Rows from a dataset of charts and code
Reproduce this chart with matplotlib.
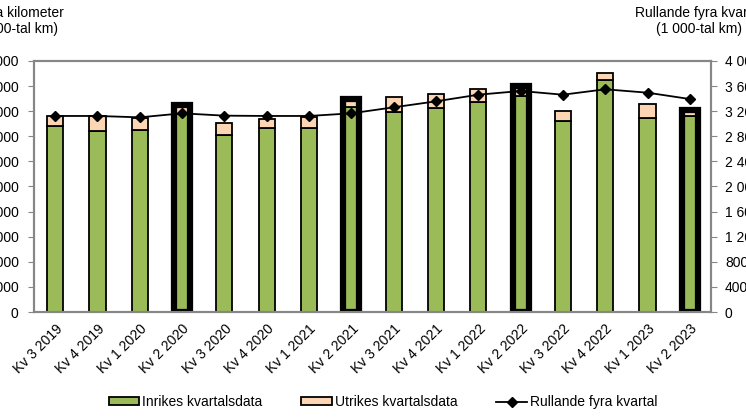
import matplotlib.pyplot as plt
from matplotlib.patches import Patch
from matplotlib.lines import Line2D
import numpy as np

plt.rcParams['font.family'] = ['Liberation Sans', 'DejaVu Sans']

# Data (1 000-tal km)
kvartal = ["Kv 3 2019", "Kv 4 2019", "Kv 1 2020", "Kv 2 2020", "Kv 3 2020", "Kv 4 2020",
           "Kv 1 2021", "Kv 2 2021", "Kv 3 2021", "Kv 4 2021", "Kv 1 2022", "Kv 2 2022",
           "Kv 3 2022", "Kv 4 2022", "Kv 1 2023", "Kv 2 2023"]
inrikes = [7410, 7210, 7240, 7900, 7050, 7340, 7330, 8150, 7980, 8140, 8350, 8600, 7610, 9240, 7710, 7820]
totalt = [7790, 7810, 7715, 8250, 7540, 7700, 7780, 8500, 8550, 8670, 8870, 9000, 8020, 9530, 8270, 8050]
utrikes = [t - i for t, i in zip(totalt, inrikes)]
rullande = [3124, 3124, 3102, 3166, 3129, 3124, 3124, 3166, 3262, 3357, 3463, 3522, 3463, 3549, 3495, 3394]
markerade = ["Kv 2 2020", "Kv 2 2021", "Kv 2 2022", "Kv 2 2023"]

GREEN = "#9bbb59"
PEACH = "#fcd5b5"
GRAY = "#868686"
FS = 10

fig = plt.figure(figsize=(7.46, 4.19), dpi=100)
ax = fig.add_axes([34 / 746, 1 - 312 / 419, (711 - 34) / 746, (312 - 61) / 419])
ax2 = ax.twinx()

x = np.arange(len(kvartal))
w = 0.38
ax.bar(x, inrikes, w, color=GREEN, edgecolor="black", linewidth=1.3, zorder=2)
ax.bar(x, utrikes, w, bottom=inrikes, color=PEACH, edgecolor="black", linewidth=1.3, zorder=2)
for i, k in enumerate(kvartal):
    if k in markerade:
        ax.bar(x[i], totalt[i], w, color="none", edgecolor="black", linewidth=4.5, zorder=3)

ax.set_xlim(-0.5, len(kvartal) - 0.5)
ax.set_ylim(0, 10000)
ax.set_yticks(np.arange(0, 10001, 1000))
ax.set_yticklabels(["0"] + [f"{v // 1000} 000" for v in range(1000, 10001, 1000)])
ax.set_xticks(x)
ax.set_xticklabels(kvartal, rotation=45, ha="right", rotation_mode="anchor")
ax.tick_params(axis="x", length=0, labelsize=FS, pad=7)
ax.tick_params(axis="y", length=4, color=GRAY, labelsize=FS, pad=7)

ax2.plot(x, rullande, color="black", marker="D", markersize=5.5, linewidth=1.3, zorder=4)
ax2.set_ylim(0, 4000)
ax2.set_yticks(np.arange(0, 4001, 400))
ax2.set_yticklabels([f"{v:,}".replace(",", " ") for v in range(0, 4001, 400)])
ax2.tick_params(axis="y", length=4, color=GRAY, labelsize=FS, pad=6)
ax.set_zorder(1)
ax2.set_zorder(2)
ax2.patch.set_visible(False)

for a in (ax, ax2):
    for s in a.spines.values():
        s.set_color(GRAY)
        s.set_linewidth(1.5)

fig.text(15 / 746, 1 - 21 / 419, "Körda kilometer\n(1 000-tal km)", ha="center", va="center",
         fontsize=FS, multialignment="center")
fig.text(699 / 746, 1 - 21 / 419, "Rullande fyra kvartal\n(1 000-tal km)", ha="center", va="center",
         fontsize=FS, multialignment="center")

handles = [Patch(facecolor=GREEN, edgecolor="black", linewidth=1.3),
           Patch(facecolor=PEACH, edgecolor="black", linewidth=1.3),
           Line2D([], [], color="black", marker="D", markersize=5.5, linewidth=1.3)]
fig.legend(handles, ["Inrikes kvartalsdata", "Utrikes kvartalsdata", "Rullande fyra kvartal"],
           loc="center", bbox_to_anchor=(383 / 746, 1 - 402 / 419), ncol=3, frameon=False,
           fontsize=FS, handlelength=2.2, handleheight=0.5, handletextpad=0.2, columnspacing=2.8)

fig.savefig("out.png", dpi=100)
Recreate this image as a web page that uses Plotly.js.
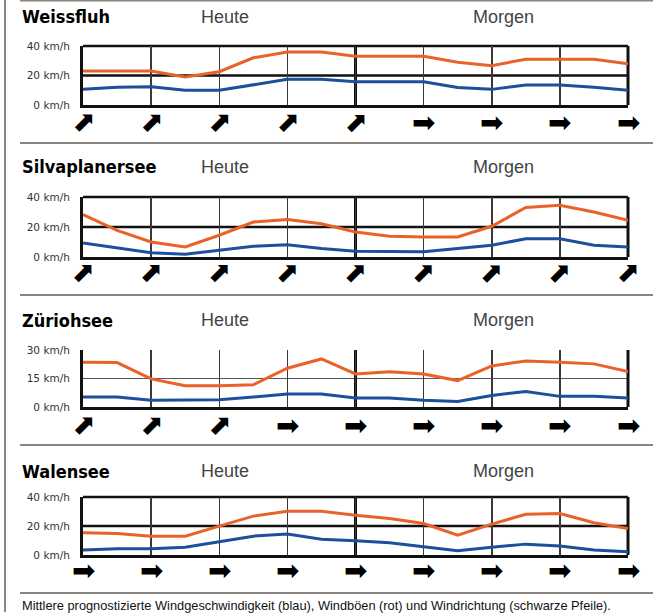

_The exercise_:
Using the records above, retype everything exactly except the pictures.

_Solved problem_:
Reproduce this chart with matplotlib.
import matplotlib.pyplot as plt
from matplotlib.patches import Patch
from matplotlib.lines import Line2D
import numpy as np

plt.rcParams['font.family'] = ['Liberation Sans', 'DejaVu Sans']

# Data (1 000-tal km)
kvartal = ["Kv 3 2019", "Kv 4 2019", "Kv 1 2020", "Kv 2 2020", "Kv 3 2020", "Kv 4 2020",
           "Kv 1 2021", "Kv 2 2021", "Kv 3 2021", "Kv 4 2021", "Kv 1 2022", "Kv 2 2022",
           "Kv 3 2022", "Kv 4 2022", "Kv 1 2023", "Kv 2 2023"]
inrikes = [7410, 7210, 7240, 7900, 7050, 7340, 7330, 8150, 7980, 8140, 8350, 8600, 7610, 9240, 7710, 7820]
totalt = [7790, 7810, 7715, 8250, 7540, 7700, 7780, 8500, 8550, 8670, 8870, 9000, 8020, 9530, 8270, 8050]
utrikes = [t - i for t, i in zip(totalt, inrikes)]
rullande = [3124, 3124, 3102, 3166, 3129, 3124, 3124, 3166, 3262, 3357, 3463, 3522, 3463, 3549, 3495, 3394]
markerade = ["Kv 2 2020", "Kv 2 2021", "Kv 2 2022", "Kv 2 2023"]

GREEN = "#9bbb59"
PEACH = "#fcd5b5"
GRAY = "#868686"
FS = 10

fig = plt.figure(figsize=(7.46, 4.19), dpi=100)
ax = fig.add_axes([34 / 746, 1 - 312 / 419, (711 - 34) / 746, (312 - 61) / 419])
ax2 = ax.twinx()

x = np.arange(len(kvartal))
w = 0.38
ax.bar(x, inrikes, w, color=GREEN, edgecolor="black", linewidth=1.3, zorder=2)
ax.bar(x, utrikes, w, bottom=inrikes, color=PEACH, edgecolor="black", linewidth=1.3, zorder=2)
for i, k in enumerate(kvartal):
    if k in markerade:
        ax.bar(x[i], totalt[i], w, color="none", edgecolor="black", linewidth=4.5, zorder=3)

ax.set_xlim(-0.5, len(kvartal) - 0.5)
ax.set_ylim(0, 10000)
ax.set_yticks(np.arange(0, 10001, 1000))
ax.set_yticklabels(["0"] + [f"{v // 1000} 000" for v in range(1000, 10001, 1000)])
ax.set_xticks(x)
ax.set_xticklabels(kvartal, rotation=45, ha="right", rotation_mode="anchor")
ax.tick_params(axis="x", length=0, labelsize=FS, pad=7)
ax.tick_params(axis="y", length=4, color=GRAY, labelsize=FS, pad=7)

ax2.plot(x, rullande, color="black", marker="D", markersize=5.5, linewidth=1.3, zorder=4)
ax2.set_ylim(0, 4000)
ax2.set_yticks(np.arange(0, 4001, 400))
ax2.set_yticklabels([f"{v:,}".replace(",", " ") for v in range(0, 4001, 400)])
ax2.tick_params(axis="y", length=4, color=GRAY, labelsize=FS, pad=6)
ax.set_zorder(1)
ax2.set_zorder(2)
ax2.patch.set_visible(False)

for a in (ax, ax2):
    for s in a.spines.values():
        s.set_color(GRAY)
        s.set_linewidth(1.5)

fig.text(15 / 746, 1 - 21 / 419, "Körda kilometer\n(1 000-tal km)", ha="center", va="center",
         fontsize=FS, multialignment="center")
fig.text(699 / 746, 1 - 21 / 419, "Rullande fyra kvartal\n(1 000-tal km)", ha="center", va="center",
         fontsize=FS, multialignment="center")

handles = [Patch(facecolor=GREEN, edgecolor="black", linewidth=1.3),
           Patch(facecolor=PEACH, edgecolor="black", linewidth=1.3),
           Line2D([], [], color="black", marker="D", markersize=5.5, linewidth=1.3)]
fig.legend(handles, ["Inrikes kvartalsdata", "Utrikes kvartalsdata", "Rullande fyra kvartal"],
           loc="center", bbox_to_anchor=(383 / 746, 1 - 402 / 419), ncol=3, frameon=False,
           fontsize=FS, handlelength=2.2, handleheight=0.5, handletextpad=0.2, columnspacing=2.8)

fig.savefig("out.png", dpi=100)
Recreate this image as a web page that uses Plotly.js.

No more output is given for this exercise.